Ümmetin yaşadığı sıkıntının nedenlerinden biri de işte budur; zira ümmetin yöneticileri onun servetlerini çarçur ediyorlar ve onu elleriyle kötü bir şekilde kullanıyorlar.Sonra da bütçe açığı olduğunu iddia edip daha fazla vergi ve daha fazla dış borçlanmaya başvuruyorlar. Sonra insanların ceplerinden aldıklarını yine kötüye kullanarak bütçe açığı veriyorlar. Böylece her yıl devleti borç batağına sürüklüyorlar (ki Fas’ın bu yılki borcu 130 milyar Doları aşmıştır). Bu yüzden devletin tek çıkış yolu, devlet mallarının daha fazla satılması ve kredi akışını durdurmamak için de daha fazla yabancıların kucağına düşmektir!
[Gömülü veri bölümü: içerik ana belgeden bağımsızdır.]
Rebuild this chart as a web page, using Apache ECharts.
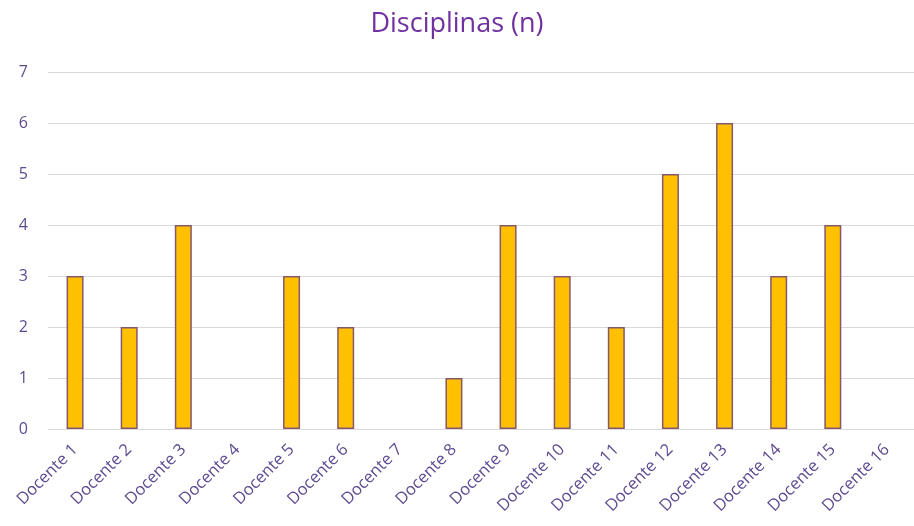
<!DOCTYPE html>
<html>
<head>
<meta charset="utf-8">
<script src="https://cdn.jsdelivr.net/npm/echarts@6/dist/echarts.min.js"></script>
<style>
  html, body { margin: 0; padding: 0; background: #fff; }
  #chart { width: 914px; height: 526px; }
</style>
</head>
<body>
<div id="chart"></div>
<script>
// categorias e valores
const docentes = ['Docente 1', 'Docente 2', 'Docente 3', 'Docente 4', 'Docente 5', 'Docente 6',
  'Docente 7', 'Docente 8', 'Docente 9', 'Docente 10', 'Docente 11', 'Docente 12',
  'Docente 13', 'Docente 14', 'Docente 15', 'Docente 16'];
const disciplinas = [3, 2, 4, 0, 3, 2, 0, 1, 4, 3, 2, 5, 6, 3, 4, 0];
const titulo = 'Disciplinas (n)';

const chart = echarts.init(document.getElementById('chart'));
chart.setOption({
  animation: false,
  title: {
    text: titulo,
    left: 'center',
    top: 6,
    textStyle: {
      color: '#7030A0',
      fontFamily: 'Open Sans',
      fontWeight: 'normal',
      fontSize: 27
    }
  },
  grid: {
    left: 48,
    top: 72,
    width: 876,
    height: 357
  },
  xAxis: {
    type: 'category',
    data: docentes,
    axisTick: { show: false },
    axisLine: { lineStyle: { color: '#d9d9d9', width: 1 } },
    axisLabel: {
      rotate: 45,
      interval: 0,
      margin: 18,
      color: '#5e4b91',
      fontFamily: 'Open Sans',
      fontSize: 16.5
    }
  },
  yAxis: {
    type: 'value',
    min: 0,
    max: 7,
    interval: 1,
    axisLine: { show: false },
    axisTick: { show: false },
    splitLine: { lineStyle: { color: '#d9d9d9', width: 1 } },
    axisLabel: {
      margin: 20,
      color: '#5e4b91',
      fontFamily: 'Open Sans',
      fontSize: 16
    }
  },
  series: [{
    type: 'bar',
    // zeros sem contorno, como no original
    data: disciplinas.map(v => v === 0 ? { value: v, itemStyle: { borderWidth: 0 } } : v),
    barWidth: 17,
    itemStyle: {
      color: '#FFC000',
      borderColor: '#86586a',
      borderWidth: 1.5
    }
  }]
});
</script>
</body>
</html>
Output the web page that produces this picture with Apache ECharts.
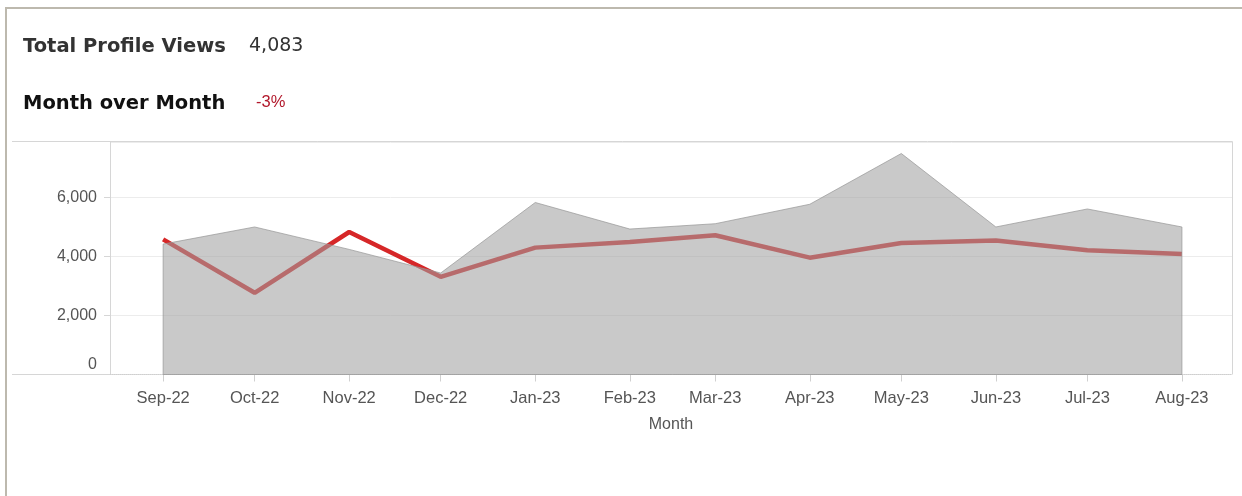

Kurtuluş İslam'ın hükümlerinde, sadece İslam’ın hükümlerindedir. Zira mülkiyet hükümlerini sıkı bir şekilde düzenleyecek, özel şahısların taşkınlığını önleyecek, her bir ferdin temel ve lüks ihtiyaçlarının karşılamasını garanti edecek olan sadece İslam'ın hükümleridir. Dolayısıyla kurtuluşu İslam’ın hükümlerinin dışında arayan herkes aldanmakta olup bir serabın peşinde soluyor demektir. Bakın işte vahşi kapitalizm örneği gözlerinizin önündedir. O halde ey akıl sahipleri aklınızı başınıza alın ve Rabbinizin şeriatının uygulanmasını talep etmek için seslerinizi yükseltin. Böylece umulur ki Allah, sizin ellerinizle bir hayır takdir eder.